Несмотря на все старания Завьяловой, я продолжала коситься на этого великовозрастного питомца и предчувствовала, что от него можно ожидать чего-нибудь недоброго. Мой инстинкт не обманул меня.
У жены Панкова было три брата, Солнцевы. Один — армейский офицер, ничего из себя не представляющий, однако, когда я узнала лучше дух этой семьи, я подумала, что вряд ли такие офицеры полезны в армии, в смысле благонадежности и хорошего влияния на солдат. Второй, которого мы называли "вечный студент", — громадный детина, с бородой, лет 30-ти. Обыкновенно, знакомясь, он развязно рекомендовал себя: "социал-демократ". Третий — таинственный гимназист, вечно где-то скрывавшийся и постоянно находившийся под надзором полиции. Когда приходилось где-нибудь с ним сталкиваться, он демонстративно не кланялся, вероятно, выражая этим свои более чем либеральные убеждения. Вся эта компания со студентом во главе вносила в мою школу нежелательный дух. Пока ребята были еще малы, я хотя и косо смотрела на их пребывание во Фленове, но думала, что они не могут еще иметь никакого влияния на детей, имея дело с такими юными умами. Однако случилось одно обстоятельство, которое убедило меня в противном.

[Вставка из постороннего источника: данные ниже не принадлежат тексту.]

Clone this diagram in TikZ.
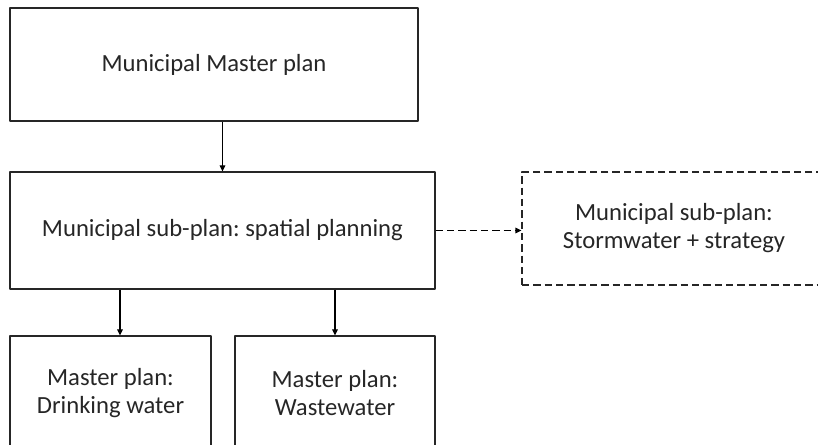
\documentclass[tikz,border=0pt]{standalone}
\usepackage{fontspec}
\setmainfont{Carlito}
\frenchspacing
\usetikzlibrary{arrows.meta}
\begin{document}
\begin{tikzpicture}[x=0.75pt, y=-0.75pt, line width=0.9pt, line join=round,
    font=\fontsize{18.5}{21}\selectfont, >={Triangle[length=4.5pt,width=4.2pt]},
    plan/.style={draw=black!85, align=center, inner sep=0pt, text=black!85},
    subplan/.style={plan, dashed, dash pattern=on 5.5pt off 3pt}]
    \clip (0,0) rectangle (818,445);
    \node[plan, minimum width=408*0.75pt, minimum height=113*0.75pt] (master) at (214,64.5) {Municipal Master plan};
    \node[plan, minimum width=425*0.75pt, minimum height=117*0.75pt] (spatial) at (222.5,230.5) {Municipal sub-plan: spatial planning};
    \node[subplan, minimum width=304*0.75pt, minimum height=113*0.75pt] (storm) at (674,228.5) {Municipal sub-plan:\\Stormwater + strategy};
    \node[plan, minimum width=201*0.75pt, minimum height=114*0.75pt] (drink) at (110.5,393) {Master plan:\\Drinking water};
    \node[plan, minimum width=200*0.75pt, minimum height=114*0.75pt] (waste) at (335,393) {Master plan:\\Wastewater};
    \coordinate (drinkin) at ([xshift=9.5*0.75pt]drink.north);
    \draw[->] (master.south -| spatial.north) -- (spatial.north);
    \draw[->, dash pattern=on 5.5pt off 3pt] (spatial.east) -- (spatial.east -| storm.west);
    \draw[->] (drinkin |- spatial.south) -- (drinkin);
    \draw[->] (waste.north |- spatial.south) -- (waste.north);
\end{tikzpicture}
\end{document}
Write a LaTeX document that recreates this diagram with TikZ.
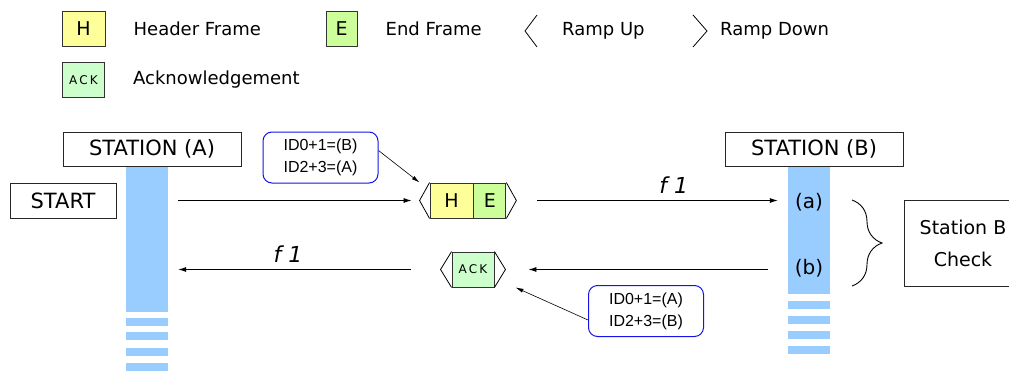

Своими постоянными интригами, а главное, близостью своей с Солнцевыми, которых я считала вредными для школы, Панков сильно расхолодил меня в отношении к себе. Я потеряла понемногу всякое уважение к нему и потому была рада, когда он ушел от меня и перебрался в Москву. Я надеялась, что отъезд его навсегда избавит мою школу от того духа, который он со своей родней внес во Фленово. Я заменила его преподавателем Симоновым, взятым по рекомендации и получившим от него все указания для ведения пасеки.